» Exercise aim
In this exercise, print only the lines of the records below from the one with "Clone this diagram in TikZ." through the one with "width=508pt,minimum height=72pt] (nec)", inclusive. Pictures are not part of the copy.

□ □ □ □ □ □ □

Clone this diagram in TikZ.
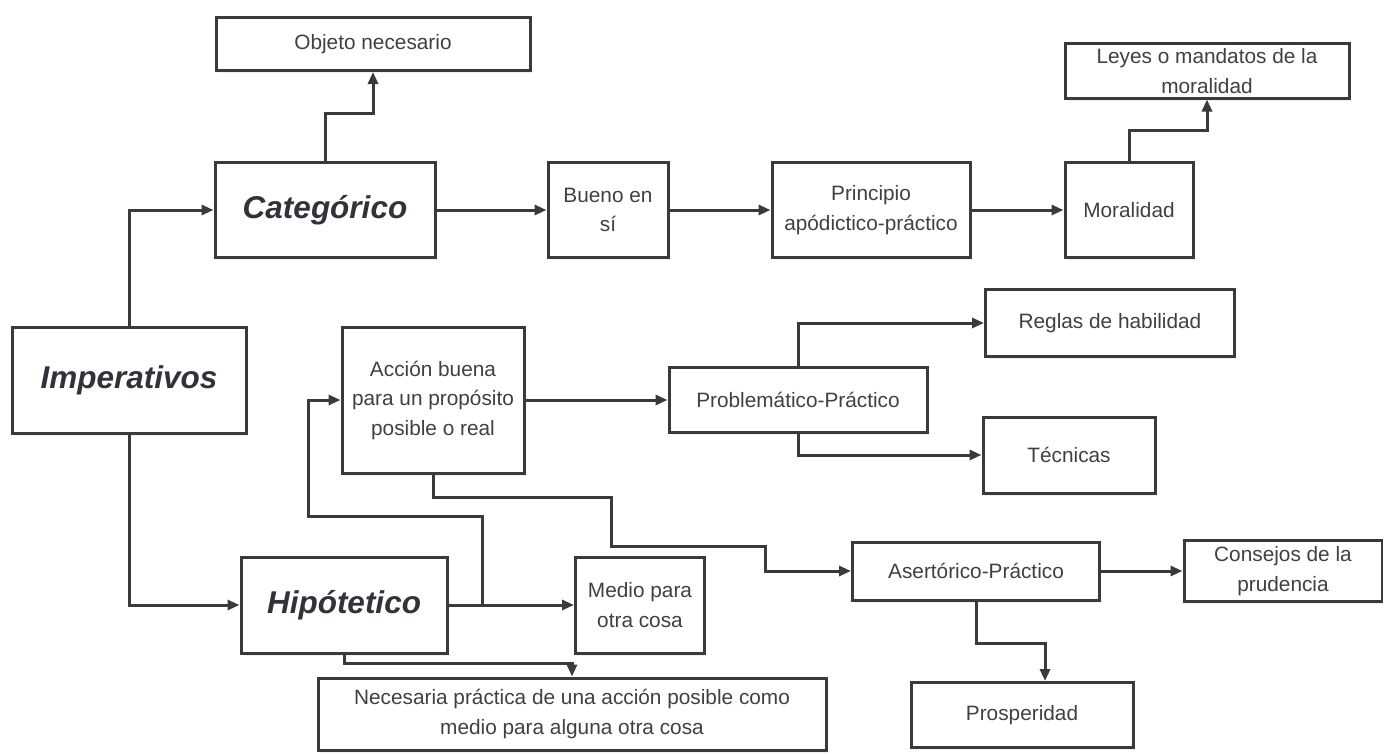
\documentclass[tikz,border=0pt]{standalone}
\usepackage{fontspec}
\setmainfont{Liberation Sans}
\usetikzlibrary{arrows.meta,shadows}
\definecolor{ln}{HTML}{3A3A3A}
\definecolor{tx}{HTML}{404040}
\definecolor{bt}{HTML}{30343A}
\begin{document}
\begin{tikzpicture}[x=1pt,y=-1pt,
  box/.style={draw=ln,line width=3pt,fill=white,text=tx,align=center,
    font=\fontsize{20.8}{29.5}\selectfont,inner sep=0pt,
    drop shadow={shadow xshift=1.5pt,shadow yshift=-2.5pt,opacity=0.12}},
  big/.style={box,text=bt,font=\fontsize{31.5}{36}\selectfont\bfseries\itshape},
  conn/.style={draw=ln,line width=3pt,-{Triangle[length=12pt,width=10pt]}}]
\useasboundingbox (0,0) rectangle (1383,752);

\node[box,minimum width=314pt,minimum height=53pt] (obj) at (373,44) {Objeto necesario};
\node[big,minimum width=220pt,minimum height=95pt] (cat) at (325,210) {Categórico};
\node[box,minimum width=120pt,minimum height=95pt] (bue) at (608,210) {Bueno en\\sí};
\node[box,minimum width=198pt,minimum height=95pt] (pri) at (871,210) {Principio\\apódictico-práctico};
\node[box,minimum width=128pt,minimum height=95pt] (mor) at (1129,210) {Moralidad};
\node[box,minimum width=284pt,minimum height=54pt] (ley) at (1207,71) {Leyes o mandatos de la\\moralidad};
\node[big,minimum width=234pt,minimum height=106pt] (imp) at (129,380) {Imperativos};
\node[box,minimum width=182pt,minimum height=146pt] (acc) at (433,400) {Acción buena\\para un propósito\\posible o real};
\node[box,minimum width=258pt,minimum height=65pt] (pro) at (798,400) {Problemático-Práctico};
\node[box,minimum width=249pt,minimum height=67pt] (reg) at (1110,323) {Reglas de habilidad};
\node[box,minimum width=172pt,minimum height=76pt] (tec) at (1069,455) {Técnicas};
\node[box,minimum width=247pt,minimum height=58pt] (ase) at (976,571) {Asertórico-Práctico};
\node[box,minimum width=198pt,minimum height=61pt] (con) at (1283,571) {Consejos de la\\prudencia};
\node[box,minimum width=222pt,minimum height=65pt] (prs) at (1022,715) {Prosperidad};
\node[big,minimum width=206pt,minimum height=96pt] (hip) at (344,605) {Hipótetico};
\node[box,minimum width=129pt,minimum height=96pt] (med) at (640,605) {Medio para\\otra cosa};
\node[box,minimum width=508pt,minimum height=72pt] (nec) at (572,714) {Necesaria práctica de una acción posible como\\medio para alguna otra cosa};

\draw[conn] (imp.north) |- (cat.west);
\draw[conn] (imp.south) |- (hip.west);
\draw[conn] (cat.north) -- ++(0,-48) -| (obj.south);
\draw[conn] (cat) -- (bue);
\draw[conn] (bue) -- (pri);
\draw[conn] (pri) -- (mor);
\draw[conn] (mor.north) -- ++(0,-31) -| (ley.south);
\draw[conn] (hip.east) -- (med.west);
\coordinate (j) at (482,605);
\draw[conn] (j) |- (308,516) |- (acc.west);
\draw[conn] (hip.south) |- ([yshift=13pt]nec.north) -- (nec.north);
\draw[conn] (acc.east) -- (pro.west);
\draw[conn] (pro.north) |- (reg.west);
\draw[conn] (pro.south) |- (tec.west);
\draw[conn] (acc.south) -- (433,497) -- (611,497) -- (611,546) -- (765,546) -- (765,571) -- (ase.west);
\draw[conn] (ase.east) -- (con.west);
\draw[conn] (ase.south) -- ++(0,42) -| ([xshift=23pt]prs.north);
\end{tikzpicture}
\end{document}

□ □ □ □ □ □ □

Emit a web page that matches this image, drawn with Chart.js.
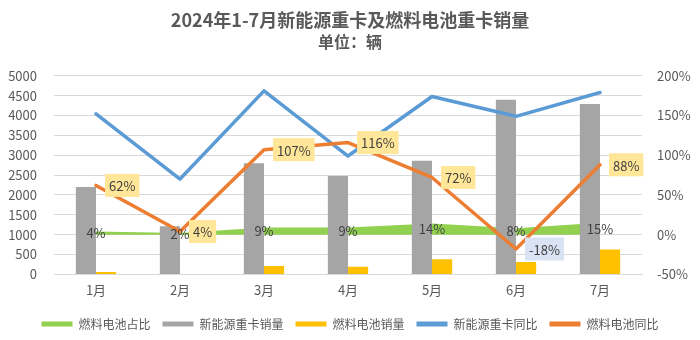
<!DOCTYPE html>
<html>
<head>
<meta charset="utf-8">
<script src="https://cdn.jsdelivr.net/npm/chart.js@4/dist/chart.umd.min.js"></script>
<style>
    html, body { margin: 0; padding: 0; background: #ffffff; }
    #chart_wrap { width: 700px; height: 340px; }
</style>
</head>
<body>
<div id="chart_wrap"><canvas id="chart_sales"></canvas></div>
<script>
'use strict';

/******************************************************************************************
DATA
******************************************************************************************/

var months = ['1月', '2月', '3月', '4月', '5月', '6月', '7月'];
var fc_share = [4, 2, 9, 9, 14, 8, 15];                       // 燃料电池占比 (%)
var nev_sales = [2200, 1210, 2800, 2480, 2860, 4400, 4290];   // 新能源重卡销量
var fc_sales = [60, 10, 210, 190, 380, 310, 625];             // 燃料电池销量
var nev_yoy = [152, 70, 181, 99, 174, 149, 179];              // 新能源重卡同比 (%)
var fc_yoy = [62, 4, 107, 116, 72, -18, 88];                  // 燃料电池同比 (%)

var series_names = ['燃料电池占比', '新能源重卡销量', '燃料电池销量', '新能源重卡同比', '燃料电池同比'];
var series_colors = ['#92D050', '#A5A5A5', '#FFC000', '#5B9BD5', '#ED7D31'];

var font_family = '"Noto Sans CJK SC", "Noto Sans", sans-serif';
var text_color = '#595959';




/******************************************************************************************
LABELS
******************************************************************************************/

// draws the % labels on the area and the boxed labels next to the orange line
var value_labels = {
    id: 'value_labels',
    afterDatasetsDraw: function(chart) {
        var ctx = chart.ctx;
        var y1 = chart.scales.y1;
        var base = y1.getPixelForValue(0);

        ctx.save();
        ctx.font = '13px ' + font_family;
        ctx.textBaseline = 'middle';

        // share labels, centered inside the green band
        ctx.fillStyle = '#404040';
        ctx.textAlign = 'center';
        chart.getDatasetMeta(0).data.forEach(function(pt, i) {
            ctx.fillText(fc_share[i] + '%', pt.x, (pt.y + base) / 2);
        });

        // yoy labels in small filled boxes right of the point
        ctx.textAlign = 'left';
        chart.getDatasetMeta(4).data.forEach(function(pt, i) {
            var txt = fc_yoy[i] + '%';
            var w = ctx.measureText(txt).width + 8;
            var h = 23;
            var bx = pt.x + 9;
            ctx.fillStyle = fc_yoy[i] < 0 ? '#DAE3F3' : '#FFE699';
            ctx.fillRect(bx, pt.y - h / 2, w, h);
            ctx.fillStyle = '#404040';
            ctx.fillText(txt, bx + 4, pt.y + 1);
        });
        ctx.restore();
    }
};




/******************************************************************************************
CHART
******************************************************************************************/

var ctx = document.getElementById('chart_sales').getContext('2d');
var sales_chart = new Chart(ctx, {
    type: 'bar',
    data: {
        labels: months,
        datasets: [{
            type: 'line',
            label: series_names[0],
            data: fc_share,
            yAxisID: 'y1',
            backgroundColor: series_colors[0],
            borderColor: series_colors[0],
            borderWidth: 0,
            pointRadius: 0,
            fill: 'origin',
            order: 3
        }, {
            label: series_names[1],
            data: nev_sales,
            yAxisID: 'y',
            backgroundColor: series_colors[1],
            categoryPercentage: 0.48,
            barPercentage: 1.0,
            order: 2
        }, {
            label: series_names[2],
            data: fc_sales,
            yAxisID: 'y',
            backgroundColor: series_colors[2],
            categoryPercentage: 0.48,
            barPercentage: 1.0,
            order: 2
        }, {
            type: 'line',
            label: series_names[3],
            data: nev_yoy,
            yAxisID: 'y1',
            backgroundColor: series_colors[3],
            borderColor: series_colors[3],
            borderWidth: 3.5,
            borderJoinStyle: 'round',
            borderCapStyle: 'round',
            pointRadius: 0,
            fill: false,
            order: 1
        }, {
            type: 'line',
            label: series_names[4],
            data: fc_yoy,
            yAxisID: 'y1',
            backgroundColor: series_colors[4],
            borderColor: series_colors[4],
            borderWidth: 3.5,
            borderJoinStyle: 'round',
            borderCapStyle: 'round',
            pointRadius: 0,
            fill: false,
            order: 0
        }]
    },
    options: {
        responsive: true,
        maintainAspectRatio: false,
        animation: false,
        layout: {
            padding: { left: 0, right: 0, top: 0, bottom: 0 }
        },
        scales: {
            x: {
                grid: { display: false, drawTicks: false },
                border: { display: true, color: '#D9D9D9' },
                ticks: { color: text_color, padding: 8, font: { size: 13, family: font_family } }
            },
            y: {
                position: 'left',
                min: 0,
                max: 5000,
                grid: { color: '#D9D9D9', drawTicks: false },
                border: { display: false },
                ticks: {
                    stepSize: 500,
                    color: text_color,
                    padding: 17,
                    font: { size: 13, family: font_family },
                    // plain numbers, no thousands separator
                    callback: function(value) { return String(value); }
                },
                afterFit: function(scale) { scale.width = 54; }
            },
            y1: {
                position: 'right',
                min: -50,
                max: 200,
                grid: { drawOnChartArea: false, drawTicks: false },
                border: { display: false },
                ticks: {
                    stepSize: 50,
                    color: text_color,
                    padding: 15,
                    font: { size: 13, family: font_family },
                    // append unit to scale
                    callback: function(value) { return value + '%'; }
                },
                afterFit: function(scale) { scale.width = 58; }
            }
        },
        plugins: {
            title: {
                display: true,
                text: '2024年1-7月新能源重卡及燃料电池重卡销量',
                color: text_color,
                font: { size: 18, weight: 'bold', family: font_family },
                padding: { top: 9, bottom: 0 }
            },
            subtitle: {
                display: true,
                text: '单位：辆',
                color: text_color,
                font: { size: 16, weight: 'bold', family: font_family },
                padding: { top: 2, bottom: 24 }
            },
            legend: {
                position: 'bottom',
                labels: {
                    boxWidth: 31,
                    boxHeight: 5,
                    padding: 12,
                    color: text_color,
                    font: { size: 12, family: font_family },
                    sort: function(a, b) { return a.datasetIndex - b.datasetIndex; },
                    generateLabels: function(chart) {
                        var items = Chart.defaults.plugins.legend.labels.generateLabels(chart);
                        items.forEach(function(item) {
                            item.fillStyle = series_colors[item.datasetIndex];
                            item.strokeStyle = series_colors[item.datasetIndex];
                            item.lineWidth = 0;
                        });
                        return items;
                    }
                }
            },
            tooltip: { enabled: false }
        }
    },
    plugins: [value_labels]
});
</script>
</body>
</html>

□ □ □ □ □ □ □

» Correct result
Clone this diagram in TikZ.
\documentclass[tikz,border=0pt]{standalone}
\usepackage{fontspec}
\setmainfont{Liberation Sans}
\usetikzlibrary{arrows.meta,shadows}
\definecolor{ln}{HTML}{3A3A3A}
\definecolor{tx}{HTML}{404040}
\definecolor{bt}{HTML}{30343A}
\begin{document}
\begin{tikzpicture}[x=1pt,y=-1pt,
  box/.style={draw=ln,line width=3pt,fill=white,text=tx,align=center,
    font=\fontsize{20.8}{29.5}\selectfont,inner sep=0pt,
    drop shadow={shadow xshift=1.5pt,shadow yshift=-2.5pt,opacity=0.12}},
  big/.style={box,text=bt,font=\fontsize{31.5}{36}\selectfont\bfseries\itshape},
  conn/.style={draw=ln,line width=3pt,-{Triangle[length=12pt,width=10pt]}}]
\useasboundingbox (0,0) rectangle (1383,752);

\node[box,minimum width=314pt,minimum height=53pt] (obj) at (373,44) {Objeto necesario};
\node[big,minimum width=220pt,minimum height=95pt] (cat) at (325,210) {Categórico};
\node[box,minimum width=120pt,minimum height=95pt] (bue) at (608,210) {Bueno en\\sí};
\node[box,minimum width=198pt,minimum height=95pt] (pri) at (871,210) {Principio\\apódictico-práctico};
\node[box,minimum width=128pt,minimum height=95pt] (mor) at (1129,210) {Moralidad};
\node[box,minimum width=284pt,minimum height=54pt] (ley) at (1207,71) {Leyes o mandatos de la\\moralidad};
\node[big,minimum width=234pt,minimum height=106pt] (imp) at (129,380) {Imperativos};
\node[box,minimum width=182pt,minimum height=146pt] (acc) at (433,400) {Acción buena\\para un propósito\\posible o real};
\node[box,minimum width=258pt,minimum height=65pt] (pro) at (798,400) {Problemático-Práctico};
\node[box,minimum width=249pt,minimum height=67pt] (reg) at (1110,323) {Reglas de habilidad};
\node[box,minimum width=172pt,minimum height=76pt] (tec) at (1069,455) {Técnicas};
\node[box,minimum width=247pt,minimum height=58pt] (ase) at (976,571) {Asertórico-Práctico};
\node[box,minimum width=198pt,minimum height=61pt] (con) at (1283,571) {Consejos de la\\prudencia};
\node[box,minimum width=222pt,minimum height=65pt] (prs) at (1022,715) {Prosperidad};
\node[big,minimum width=206pt,minimum height=96pt] (hip) at (344,605) {Hipótetico};
\node[box,minimum width=129pt,minimum height=96pt] (med) at (640,605) {Medio para\\otra cosa};
\node[box,minimum width=508pt,minimum height=72pt] (nec) at (572,714) {Necesaria práctica de una acción posible como\\medio para alguna otra cosa};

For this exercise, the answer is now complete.